As Alexei, from whom I swiped this absurdity, says, it’s “an abstract of a paper in what’s called Cognitive Linguistics… Yes, the author is a man: Tore Nesset is a male professor at the University of Tromsø, Norway.” He is “tempted to suppose this piece appeared in an April 1 issue of a linguistics journal,” but I’m afraid it’s just another example of academic silliness run amok.

Comments

  1. Michael Farris says

    Not having read the article I don’t think it’s quite as silly as it sounds except for the whore/madonna stuff (posssibly deliberately added just to attract attention).
    But, the Slavic languages are set up so that the feminine gender gets shorted much of the time. In none is this more so than in Polish. There’s the virile/non-virile declensions in the plural (women are classed with things and animals while men have their own class). There’s also a contrast between the loving care given male (esp. animate) declensions (with some nice expressive categories) vs. the off-handed way that feminine declensions are handled (sometimes losing endings altogether).
    I love Slavic languages, but it’s hard to claim their not structured in a sexist way. You can argue how important that is in regards to cultural ideology but it’s there on the surface of the languages ime.

  2. Reg Cæsar says

    Forgive a snide, off-topic question, but do these male feminists ever get any action?
    Young women are much more drawn to study languages then are young men, and almost every other Indo-European tongue is more “sexist” than is English. If anything, they seem to be drawn to those which are more so. Nature talks…

  3. Bill Poser says

    The author’s conclusion that the a-declension nouns denoting human beings fall together in the class of “other” seems to me quite dubious. First, intimates and exponents of negative characteristics may be categories that “stand out”, but they are by no means the only categories that “stand out” (exponents of admirable characteristics for instance are equally members of this category), so “otherness” in this sense is not a defining property. Second, I see no real relationship between “otherness” in the sense of standing out and “otherness” in the sense of being of the opposite sex. The claims about the association of sin and cuteness with women seem to fall afoul of the fact that by the author’s reasoning we should also associate sin and cuteness with each other.
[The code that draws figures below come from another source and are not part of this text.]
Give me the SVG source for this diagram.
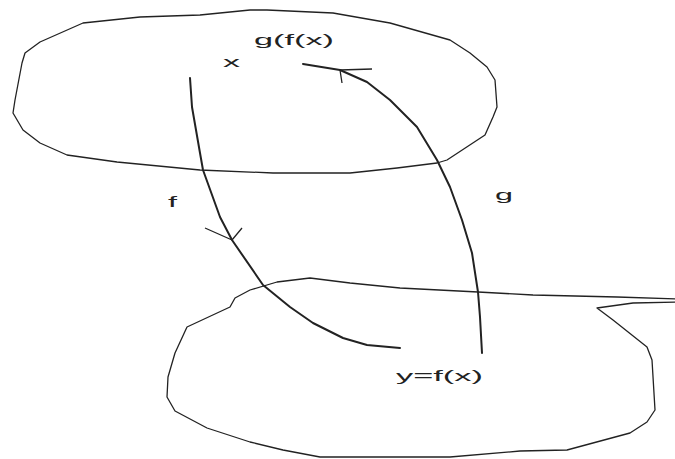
<svg xmlns="http://www.w3.org/2000/svg" width="675" height="459" viewBox="0 0 675 459">
<style>
.blob{fill:none;stroke:#222;stroke-width:1.3;stroke-linejoin:round}
.edge{fill:none;stroke:#222;stroke-width:2;stroke-linejoin:round;stroke-linecap:round}
.tip{fill:none;stroke:#222;stroke-width:1.3;stroke-linejoin:round}
.lbl{font-family:"Liberation Sans",Arial,sans-serif;font-size:14px;fill:#222}
</style>
<rect width="675" height="459" fill="#fff"/>
<g id="setX">
<path class="blob" d="M83,23 L140,17 L200,15 L250,10 L267,10 L333,13 L390,23 L450,40 L470,53 L487,67 L495,80 L497,107 L493,117 L485,135 L447,160 L437,163 L397,168 L350,173 L273,173 L200,170 L117,162 L67,155 L40,143 L23,130 L13,113 L15,100 L22,63 L25,53 L40,42 Z"/>
<text class="lbl" x="254" y="45" textLength="80" lengthAdjust="spacingAndGlyphs">g(f(x)</text>
<text class="lbl" x="223" y="67" textLength="17" lengthAdjust="spacingAndGlyphs">x</text>
</g>
<g id="setY">
<path class="blob" d="M187,327 L230,307 L235,298 L250,290 L277,282 L310,278 L350,283 L400,288 L478,292 L533,295 L617,297 L680,299 L680,302 L633,303 L597,308 L613,320 L647,347 L652,360 L655,410 L647,422 L630,433 L567,450 L520,451 L450,457 L320,457 L283,450 L250,442 L207,428 L175,411 L167,397 L168,377 L175,353 Z"/>
<text class="lbl" x="396" y="381" textLength="87" lengthAdjust="spacingAndGlyphs">y=f(x)</text>
</g>
<g id="connectors">
<g id="edge-f">
<path class="edge" d="M190,78 L192,107 L200,153 L203,170 L220,217 L232,240 L263,285 L290,307 L313,323 L343,338 L367,345 L400,348"/>
<path class="tip" d="M205,228 L232,240 L242,228"/>
<text class="lbl" x="168" y="207" textLength="9" lengthAdjust="spacingAndGlyphs">f</text>
</g>
<g id="edge-g">
<path class="edge" d="M303,64 L340,70 L367,82 L390,100 L417,127 L437,160 L450,187 L462,220 L472,253 L478,292 L480,317 L482,353"/>
<path class="tip" d="M372,69 L340,70 L342,83"/>
<text class="lbl" x="495" y="200" textLength="18" lengthAdjust="spacingAndGlyphs">g</text>
</g>
</g>
</svg>
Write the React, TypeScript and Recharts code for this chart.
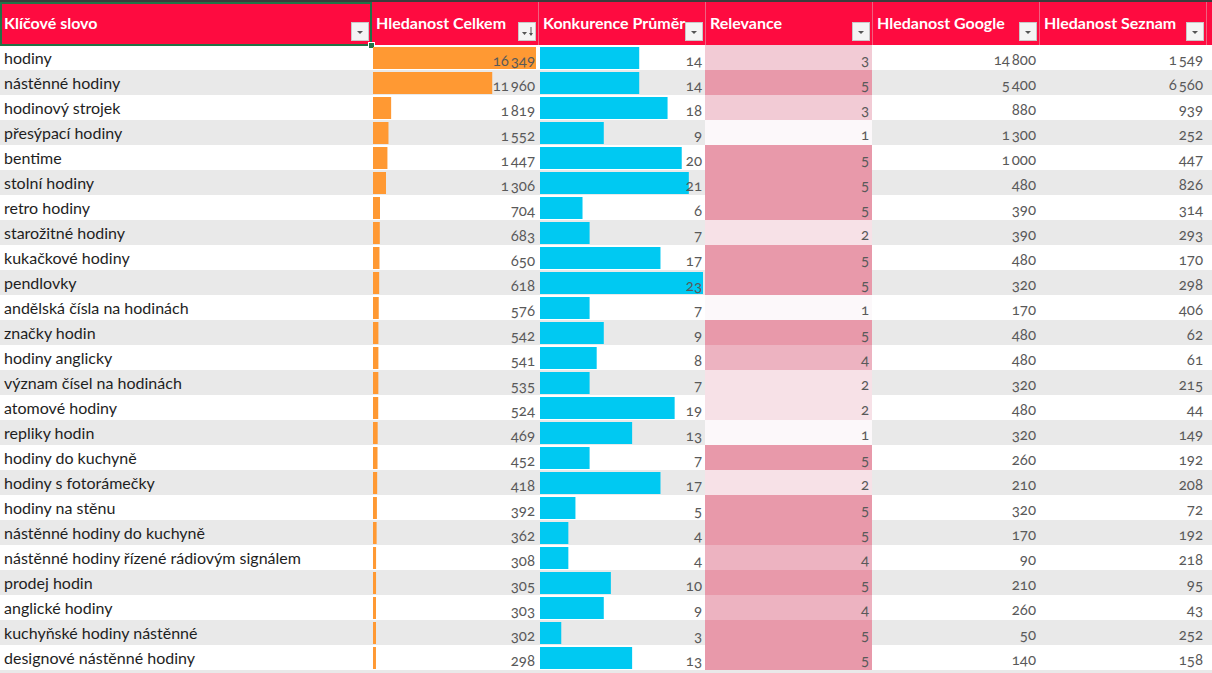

  4. Cognitive linguistics provides an adequate account for the category structure in terms of schematicity and metaphorical extension.
    Somebody translate this for me, please.

  5. Preferably into English that I can understand, ie simple.

  6. Allan Beatty says

    If the Language Guesser was responding, I’d ask it what the quoted passege is. 🙂

  7. Eliza: A plain-English translation of that would probably take several pages. Heck, I understand a good portion of that (due to having re-started reading some Eco dealing with cognitive types and schematism), but I woudln’t feel up to trying to explain it in plain English.
    Suffice it to say that unless you’re a cognitive scientist or semiotician, it almost certainly doesn’t matter in the slightest. I know I don’t care, and I’m reading on the subject for fun.

  8. Robin Turner says

    Eliza – it’s not as abstruse as it sounds. Cognitive linguistics rests on three theoretical foundations: categorisation, image schemata and metaphor. The first looks at different types of category (prototype categories, radial categories, folk vs. expert categories etc.). An image schema is a very basic pre-linguistic concept that derives from our physical experience. Examples are CONTAINER, UP-DOWN, SOURCE-PATH-GOAL. Metaphor in cognitive linguistics is rather broader than in literature; for example, “I see what you mean” is a metaphorical statment deriving from the conceptual metaphor KNOWING IS SEEING. Metaphorical extension is simply extending the meaning of a word using metaphor. For example the meaning of “over” in “I’ll go over your essay” is an extension.